# To be done
Your output is the lines from the first one to the one containing "plt.rcParams['font.family'] = ['Roboto', 'DejaVu", repeated exactly, with images left out.
##### Recorded information #####
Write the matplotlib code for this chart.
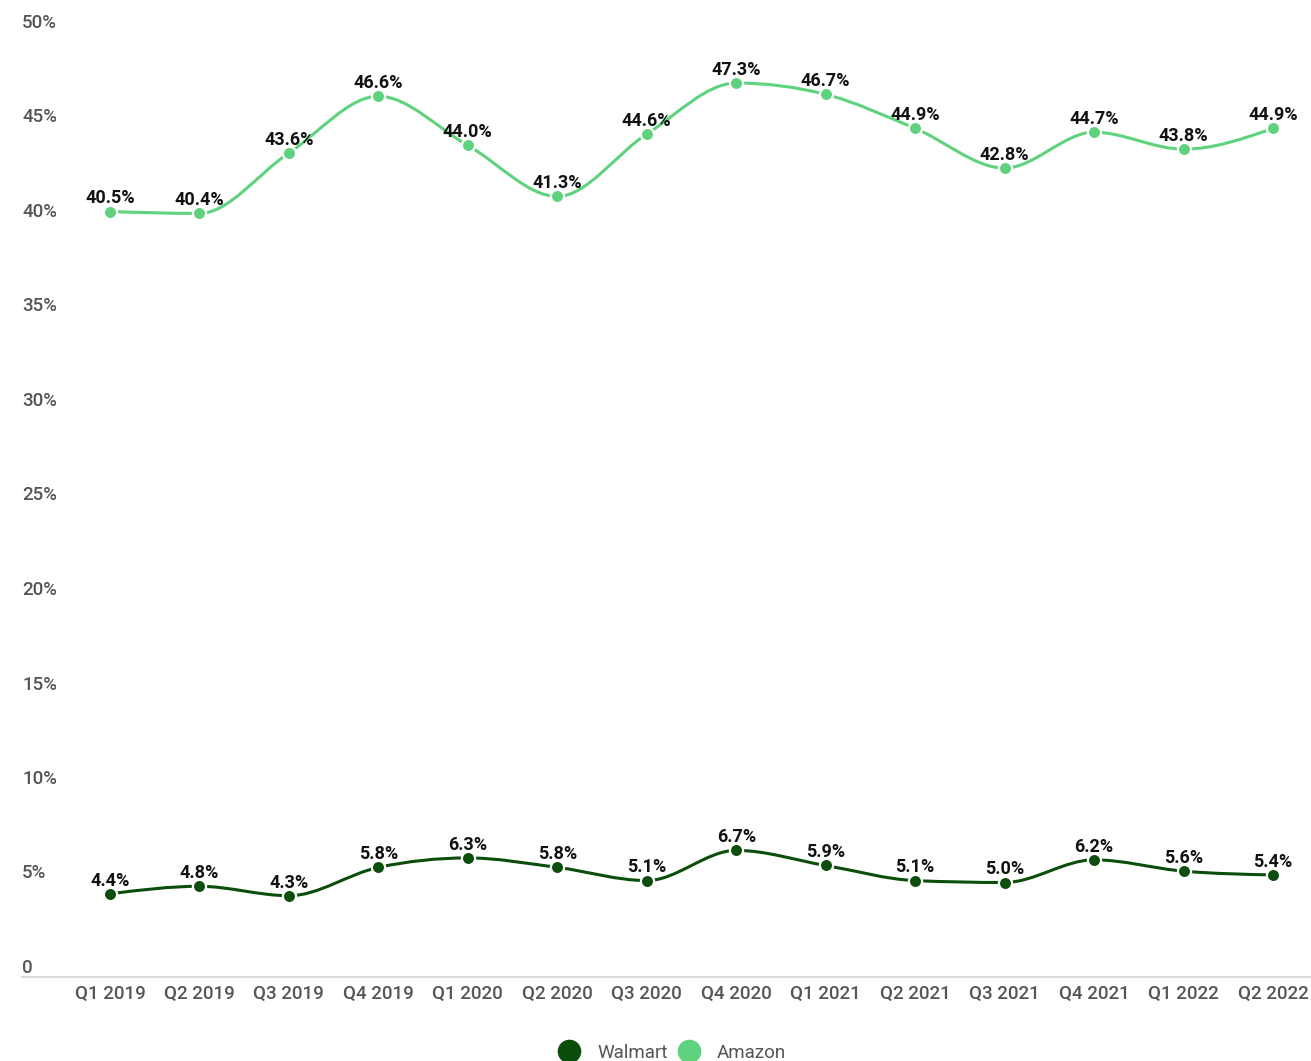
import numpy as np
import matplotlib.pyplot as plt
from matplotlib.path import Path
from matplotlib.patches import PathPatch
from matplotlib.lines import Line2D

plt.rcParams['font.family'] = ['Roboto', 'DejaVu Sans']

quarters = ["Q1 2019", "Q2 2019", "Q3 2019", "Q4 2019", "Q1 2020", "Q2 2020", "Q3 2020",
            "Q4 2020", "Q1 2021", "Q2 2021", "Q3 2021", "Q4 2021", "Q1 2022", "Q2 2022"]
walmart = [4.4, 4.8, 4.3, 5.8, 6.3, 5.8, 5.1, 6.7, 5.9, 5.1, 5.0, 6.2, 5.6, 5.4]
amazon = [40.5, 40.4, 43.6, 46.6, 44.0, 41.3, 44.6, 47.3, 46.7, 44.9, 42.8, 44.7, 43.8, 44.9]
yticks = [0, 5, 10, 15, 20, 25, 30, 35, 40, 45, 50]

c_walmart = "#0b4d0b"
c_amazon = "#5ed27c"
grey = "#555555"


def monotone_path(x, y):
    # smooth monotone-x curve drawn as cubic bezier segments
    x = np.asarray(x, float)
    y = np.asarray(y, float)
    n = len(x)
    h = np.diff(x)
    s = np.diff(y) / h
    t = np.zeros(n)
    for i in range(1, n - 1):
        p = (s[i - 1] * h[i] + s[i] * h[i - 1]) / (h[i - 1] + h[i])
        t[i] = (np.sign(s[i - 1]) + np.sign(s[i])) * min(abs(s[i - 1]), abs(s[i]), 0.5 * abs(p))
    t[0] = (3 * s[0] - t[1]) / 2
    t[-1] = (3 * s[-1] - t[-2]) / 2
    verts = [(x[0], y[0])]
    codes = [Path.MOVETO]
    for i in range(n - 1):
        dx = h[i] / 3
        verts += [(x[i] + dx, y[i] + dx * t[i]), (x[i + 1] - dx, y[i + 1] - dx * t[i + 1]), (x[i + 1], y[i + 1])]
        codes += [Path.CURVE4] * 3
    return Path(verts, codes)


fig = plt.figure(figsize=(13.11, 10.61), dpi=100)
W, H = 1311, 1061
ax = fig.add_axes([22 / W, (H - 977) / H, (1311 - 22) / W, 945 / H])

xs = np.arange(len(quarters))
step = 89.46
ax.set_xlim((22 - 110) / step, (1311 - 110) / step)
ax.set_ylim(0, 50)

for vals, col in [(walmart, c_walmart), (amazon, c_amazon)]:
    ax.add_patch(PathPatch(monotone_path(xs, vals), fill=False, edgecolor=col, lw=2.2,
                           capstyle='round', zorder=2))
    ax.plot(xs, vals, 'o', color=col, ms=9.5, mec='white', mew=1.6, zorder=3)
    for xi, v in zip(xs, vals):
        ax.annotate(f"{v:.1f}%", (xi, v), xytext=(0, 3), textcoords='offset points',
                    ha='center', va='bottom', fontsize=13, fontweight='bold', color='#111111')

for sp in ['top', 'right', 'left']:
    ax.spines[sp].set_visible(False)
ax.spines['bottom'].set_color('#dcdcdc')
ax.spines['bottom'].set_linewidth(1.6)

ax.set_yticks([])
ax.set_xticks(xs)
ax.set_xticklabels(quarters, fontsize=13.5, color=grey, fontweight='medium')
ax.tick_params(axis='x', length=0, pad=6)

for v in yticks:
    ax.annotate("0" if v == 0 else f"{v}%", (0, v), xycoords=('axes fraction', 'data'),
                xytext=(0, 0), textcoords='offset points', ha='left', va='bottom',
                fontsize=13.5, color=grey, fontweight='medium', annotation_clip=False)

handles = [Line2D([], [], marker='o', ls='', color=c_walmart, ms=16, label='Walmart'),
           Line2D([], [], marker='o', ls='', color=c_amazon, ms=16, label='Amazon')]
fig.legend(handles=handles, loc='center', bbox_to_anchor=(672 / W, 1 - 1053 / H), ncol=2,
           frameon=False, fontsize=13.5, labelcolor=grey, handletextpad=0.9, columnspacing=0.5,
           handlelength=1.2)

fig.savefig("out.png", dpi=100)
#####
# Task solution
Write the matplotlib code for this chart.
import numpy as np
import matplotlib.pyplot as plt
from matplotlib.path import Path
from matplotlib.patches import PathPatch
from matplotlib.lines import Line2D

plt.rcParams['font.family'] = ['Roboto', 'DejaVu Sans']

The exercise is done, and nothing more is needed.